A lo largo del vídeo se enumeran prácticas empresariales que agravan el problema: microtransacciones que dejan de funcionar en cuanto se cierran las APIs, expirar licencias musicales o de marcas deportivas, y ediciones “definitivas” que quedan mutiladas al perder su funcionalidad online. El autor subraya que estas decisiones no obedecen a motivos técnicos insalvables; mantener un pequeño servidor de emparejamiento o liberar un parche offline costaría menos que las campañas de marketing que impulsan las ventas iniciales. Sin embargo, la estrategia consiste en forzar a los jugadores a migrar a secuelas o a títulos como servicio, multiplicando ingresos a costa del catálogo antiguo y del patrimonio cultural del medio.

El vídeo alaba iniciativas de la Unión Europea y de la Biblioteca del Congreso estadounidense que estudian exenciones al DRM para fines de investigación, pero recalca que las concesiones actuales son insuficientes. Propone medidas concretas: obligar legalmente a ofrecer modos offline una vez que un juego se retira de las tiendas, permitir a las comunidades alojar servidores alternativos mediante licencias de código, y conceder pleno derecho de reventa y reparación digital. Según Pirate Software, estas reformas equilibrarían el mercado, frenarían la obsolescencia programada y garantizarían que el valor histórico y artístico de los videojuegos no quede en manos exclusivas de decisiones corporativas.
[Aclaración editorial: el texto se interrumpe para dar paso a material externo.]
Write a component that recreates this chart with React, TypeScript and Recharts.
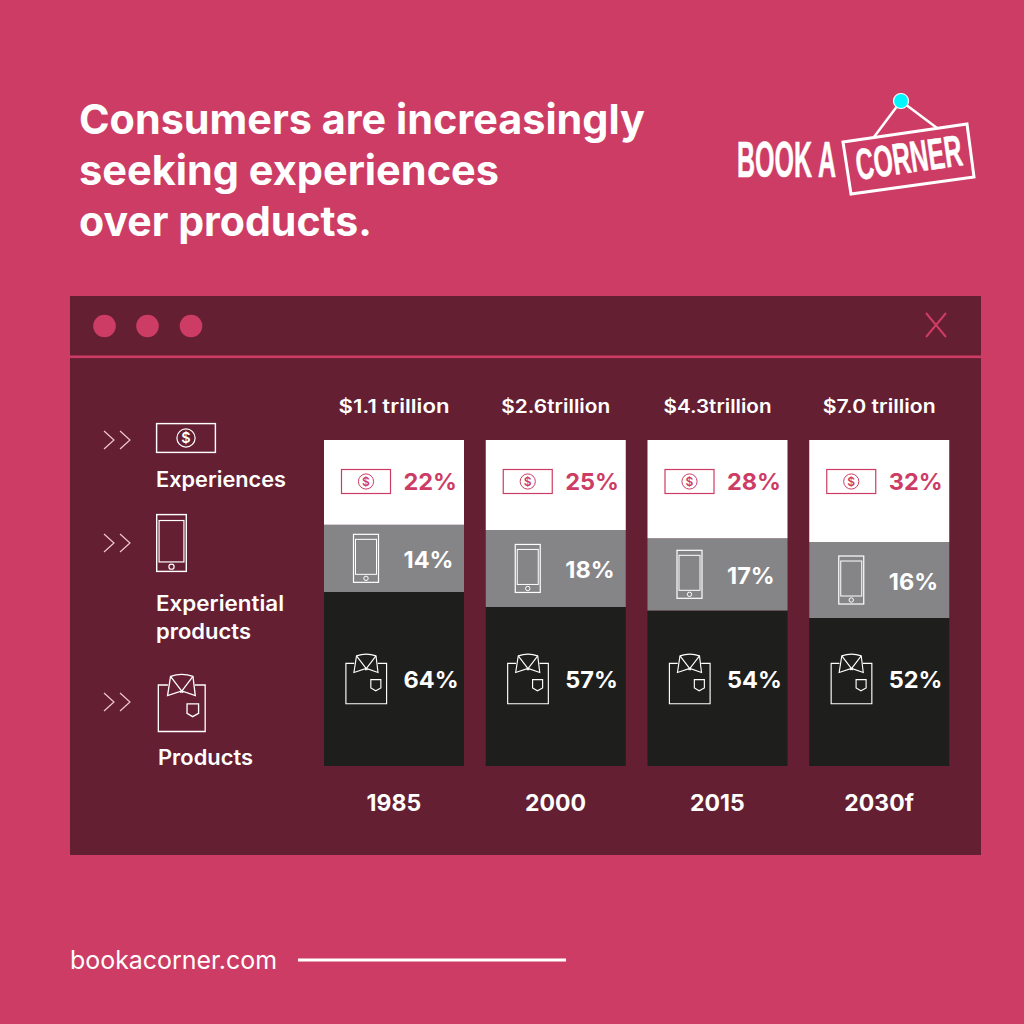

En su conclusión, se anima a los jugadores a ejercer presión: apoyar a organizaciones como la EFF, firmar peticiones, rechazar compras que dependen de servidores efímeros y, cuando sea posible, elegir ediciones sin DRM. Porque cada vez que una compañía “mata” un juego, no solo desaparece un producto, se borra parte de la memoria colectiva del medio interactivo. El mensaje final es claro: detener la destrucción de juegos no es solo una cruzada de nostálgicos, sino una exigencia de derechos fundamentales para los consumidores y para la preservación cultural global.